Maybe you are interested in something this:

nvidia-smi dmon --gpm-metrics 5,6,7,9

Feel free to change as you wish.

1 Like

Thanks a lot! That really helps!

Hi @ddesouza!

I have a question regarding decoder unit utilization on my RTX 5060 Ti GPU.

I have two decoder units in use, and by running the command you previously provided, I can monitor the usage of different decoder units. However, I noticed something unusual: while ​​Decoder Unit 0​​ consistently shows ​​100% utilization​​, ​​Decoder Units 1 through 7​​ always report ​​0% usage​​, even when decoding workloads are active.

Could you help explain why this imbalance occurs? Is this expected behavior, or could it indicate a configuration issue?

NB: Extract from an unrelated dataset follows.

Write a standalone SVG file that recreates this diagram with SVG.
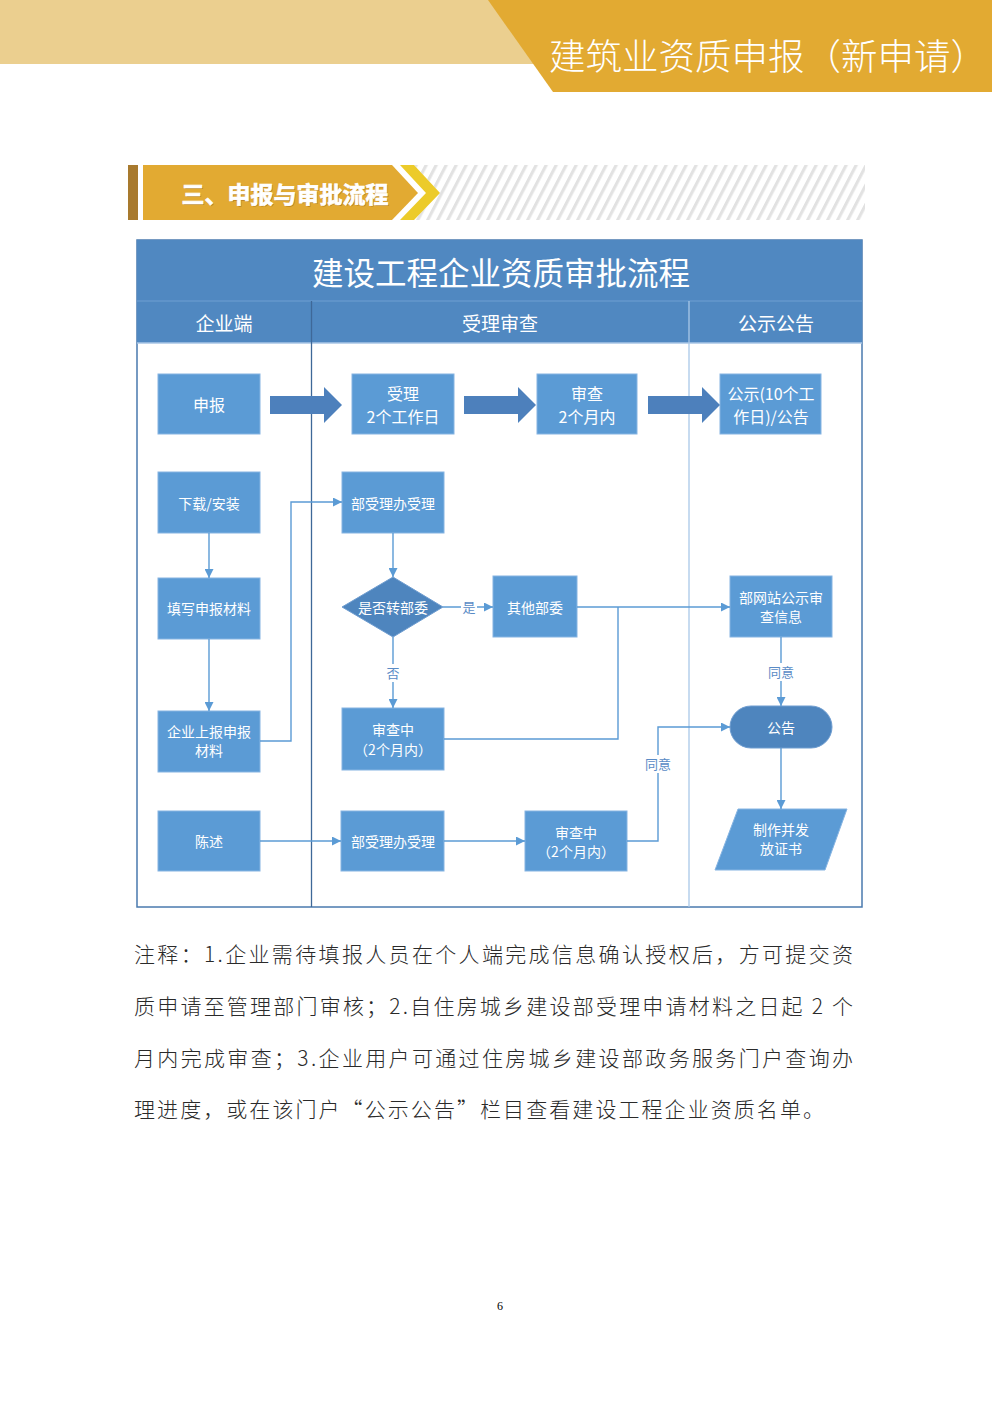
<svg xmlns="http://www.w3.org/2000/svg" width="992" height="1403" viewBox="0 0 992 1403">
<style>
.cjk{font-family:"Noto Sans CJK SC","Noto Sans",sans-serif}
.box{fill:#5B9BD5;stroke:#86B4E2;stroke-width:1}
.dark{fill:#4E85BE;stroke:#6F9DD0;stroke-width:1}
.bt{font-family:"Noto Sans CJK SC","Noto Sans",sans-serif;fill:#FFFFFF;text-anchor:middle;dominant-baseline:central}
.b16{font-size:16px}
.b14{font-size:14px}
.conn{fill:none;stroke:#5B9BD5;stroke-width:1.4}
.lbl{font-family:"Noto Sans CJK SC","Noto Sans",sans-serif;font-size:13px;fill:#5A8BC6;text-anchor:middle;dominant-baseline:central}
.hdr{font-family:"Noto Sans CJK SC","Noto Sans",sans-serif;fill:#FFFFFF;text-anchor:middle;dominant-baseline:central}
.big{fill:#4D80BC}
.note{font-family:"Noto Sans CJK SC","Noto Sans",sans-serif;font-size:21px;font-weight:300;fill:#2A2A2A}
</style>
<defs>
<marker id="arr" viewBox="0 0 10 10" refX="10" refY="5" markerWidth="10" markerHeight="9" markerUnits="userSpaceOnUse" orient="auto">
<path d="M0,0 L10,5 L0,10 Z" fill="#5B9BD5"/>
</marker>
<pattern id="hatch" x="0" y="165" width="10" height="56" patternUnits="userSpaceOnUse" patternTransform="skewX(-27.4)">
<rect x="0" y="0" width="3.5" height="56" fill="#E2E2E2"/>
</pattern>
</defs>

<g id="page-header">
<rect x="0" y="0" width="540" height="64" fill="#EBCF8F"/>
<polygon points="488,0 992,0 992,92 553,92" fill="#E2AA32"/>
<text x="549" y="54" class="cjk" font-size="36" font-weight="300" fill="#FFFFFF" dominant-baseline="central" textLength="438" lengthAdjust="spacingAndGlyphs">建筑业资质申报（新申请）</text>
</g>

<g id="section-banner">
<rect x="128" y="165" width="10" height="55" fill="#A87A2E"/>
<polygon points="143,165 392,165 418,193 392,220 143,220" fill="#E2AA32"/>
<polygon points="414,165 865,165 865,220 414,220 440,193" fill="url(#hatch)"/>
<polygon points="400,165 414,165 440,193 414,220 400,220 426,193" fill="#ECCB2A"/>
<text x="286" y="194" class="cjk" font-size="23" font-weight="bold" fill="#B98220" text-anchor="middle" dominant-baseline="central">三、申报与审批流程</text>
<text x="285" y="193" class="cjk" font-size="23" font-weight="bold" fill="#FFFFFF" stroke="#FFFFFF" stroke-width="0.7" text-anchor="middle" dominant-baseline="central">三、申报与审批流程</text>
</g>

<g id="flow-frame">
<rect x="137" y="240" width="725" height="667" fill="#FFFFFF" stroke="#4A7AAE" stroke-width="1.5"/>
<rect x="137" y="240" width="725" height="61" fill="#5088C1"/>
<rect x="137" y="301" width="725" height="42" fill="#5088C1"/>
<line x1="137" y1="301" x2="862" y2="301" stroke="#6E9FD2" stroke-width="1"/>
<line x1="137" y1="343" x2="862" y2="343" stroke="#A9C6E6" stroke-width="1.5"/>
<line x1="311.5" y1="301" x2="311.5" y2="907" stroke="#3E6898" stroke-width="1.3"/>
<line x1="689" y1="301" x2="689" y2="907" stroke="#A9C8E8" stroke-width="1.3"/>
<text x="501" y="271" class="hdr" font-size="31.5">建设工程企业资质审批流程</text>
<text x="224" y="322" class="hdr" font-size="19">企业端</text>
<text x="500" y="322" class="hdr" font-size="19">受理审查</text>
<text x="776" y="322" class="hdr" font-size="19">公示公告</text>
</g>

<g id="node-shenbao"><rect class="box" x="158" y="374" width="102" height="60"/><text class="bt b16" x="209" y="404">申报</text></g>
<g id="node-shouli"><rect class="box" x="352" y="374" width="102" height="60"/><text class="bt b16" x="403" y="393">受理</text><text class="bt b16" x="403" y="416">2个工作日</text></g>
<g id="node-shencha"><rect class="box" x="537" y="374" width="100" height="60"/><text class="bt b16" x="587" y="393">审查</text><text class="bt b16" x="587" y="416">2个月内</text></g>
<g id="node-gongshi"><rect class="box" x="720" y="374" width="101" height="60"/><text class="bt b16" x="771" y="393">公示(10个工</text><text class="bt b16" x="771" y="416">作日)/公告</text></g>

<g id="node-xiazai"><rect class="box" x="158" y="472" width="102" height="61"/><text class="bt b14" x="209" y="503">下载/安装</text></g>
<g id="node-tianxie"><rect class="box" x="158" y="578" width="102" height="61"/><text class="bt b14" x="209" y="608">填写申报材料</text></g>
<g id="node-shangbao"><rect class="box" x="158" y="711" width="102" height="61"/><text class="bt b14" x="209" y="731">企业上报申报</text><text class="bt b14" x="209" y="750">材料</text></g>
<g id="node-chenshu"><rect class="box" x="158" y="811" width="102" height="60"/><text class="bt b14" x="209" y="841">陈述</text></g>

<g id="node-bushouli1"><rect class="box" x="342" y="472" width="102" height="61"/><text class="bt b14" x="393" y="503">部受理办受理</text></g>
<g id="node-decision"><polygon class="dark" points="393,577 443,607 393,637 342,607"/><text class="bt b14" x="393" y="607">是否转部委</text></g>
<g id="node-qita"><rect class="box" x="493" y="576" width="84" height="61"/><text class="bt b14" x="535" y="607">其他部委</text></g>
<g id="node-shenchazhong1"><rect class="box" x="342" y="708" width="102" height="62"/><text class="bt b14" x="393" y="729">审查中</text><text class="bt b14" x="393" y="749">（2个月内）</text></g>
<g id="node-bushouli2"><rect class="box" x="341" y="811" width="103" height="60"/><text class="bt b14" x="393" y="841">部受理办受理</text></g>
<g id="node-shenchazhong2"><rect class="box" x="525" y="811" width="102" height="60"/><text class="bt b14" x="576" y="832">审查中</text><text class="bt b14" x="576" y="851">（2个月内）</text></g>

<g id="node-buwangzhan"><rect class="box" x="730" y="576" width="102" height="61"/><text class="bt b14" x="781" y="597">部网站公示审</text><text class="bt b14" x="781" y="616">查信息</text></g>
<g id="node-gonggao"><rect class="dark" x="730" y="706" width="102" height="42" rx="21" ry="21"/><text class="bt b14" x="781" y="727">公告</text></g>
<g id="node-zhizuo"><polygon class="box" points="738,809 847,809 825,870 715,870"/><text class="bt b14" x="781" y="829">制作并发</text><text class="bt b14" x="781" y="848">放证书</text></g>

<g id="connectors">
<polygon class="big" points="270,396 324,396 324,387 342,405 324,423 324,414 270,414"/>
<polygon class="big" points="464,396 518,396 518,387 536,405 518,423 518,414 464,414"/>
<polygon class="big" points="648,396 702,396 702,387 720,405 702,423 702,414 648,414"/>
<line class="conn" x1="209" y1="533" x2="209" y2="578" marker-end="url(#arr)"/>
<line class="conn" x1="209" y1="639" x2="209" y2="711" marker-end="url(#arr)"/>
<polyline class="conn" points="260,741 291,741 291,502 342,502" marker-end="url(#arr)"/>
<line class="conn" x1="393" y1="533" x2="393" y2="577" marker-end="url(#arr)"/>
<line class="conn" x1="443" y1="607" x2="493" y2="607" marker-end="url(#arr)"/>
<line class="conn" x1="393" y1="637" x2="393" y2="708" marker-end="url(#arr)"/>
<line class="conn" x1="577" y1="607" x2="730" y2="607" marker-end="url(#arr)"/>
<polyline class="conn" points="444,739 618,739 618,607"/>
<line class="conn" x1="781" y1="637" x2="781" y2="706" marker-end="url(#arr)"/>
<line class="conn" x1="781" y1="748" x2="781" y2="809" marker-end="url(#arr)"/>
<line class="conn" x1="260" y1="841" x2="341" y2="841" marker-end="url(#arr)"/>
<line class="conn" x1="444" y1="841" x2="525" y2="841" marker-end="url(#arr)"/>
<polyline class="conn" points="627,841 658,841 658,727 730,727" marker-end="url(#arr)"/>
<rect x="461" y="598" width="16" height="18" fill="#FFFFFF"/>
<text class="lbl" x="469" y="606">是</text>
<rect x="385" y="664" width="16" height="18" fill="#FFFFFF"/>
<text class="lbl" x="393" y="672">否</text>
<rect x="766" y="663" width="30" height="18" fill="#FFFFFF"/>
<text class="lbl" x="781" y="671">同意</text>
<rect x="643" y="755" width="30" height="18" fill="#FFFFFF"/>
<text class="lbl" x="658" y="763">同意</text>
</g>

<g id="notes">
<text class="note" x="134" y="962" textLength="719" lengthAdjust="spacing">注释：1.企业需待填报人员在个人端完成信息确认授权后，方可提交资</text>
<text class="note" x="134" y="1014" textLength="719" lengthAdjust="spacing">质申请至管理部门审核；2.自住房城乡建设部受理申请材料之日起 2 个</text>
<text class="note" x="134" y="1066" textLength="719" lengthAdjust="spacing">月内完成审查；3.企业用户可通过住房城乡建设部政务服务门户查询办</text>
<text class="note" x="134" y="1117" textLength="690" lengthAdjust="spacing">理进度，或在该门户“公示公告”栏目查看建设工程企业资质名单。</text>
</g>

<text x="500" y="1310" font-family="Liberation Serif, serif" font-size="12" fill="#000000" text-anchor="middle">6</text>
</svg>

Looking forward to your insights.

Best regards,

Hi @kungedefaxing, although you can have multiple decoder sessions open in parallel (software), the NVIDIA RTX 5060 Ti GPU only has one NVDEC (hardware). NVIDIA L4 GPU, on the other hand, has four NVDECs. The command line I provided shows the hardware utilization. That is why it only shows one being used for the 5060 Ti. No matter how many decoder sessions you open, they will share the same NVDEC in this case.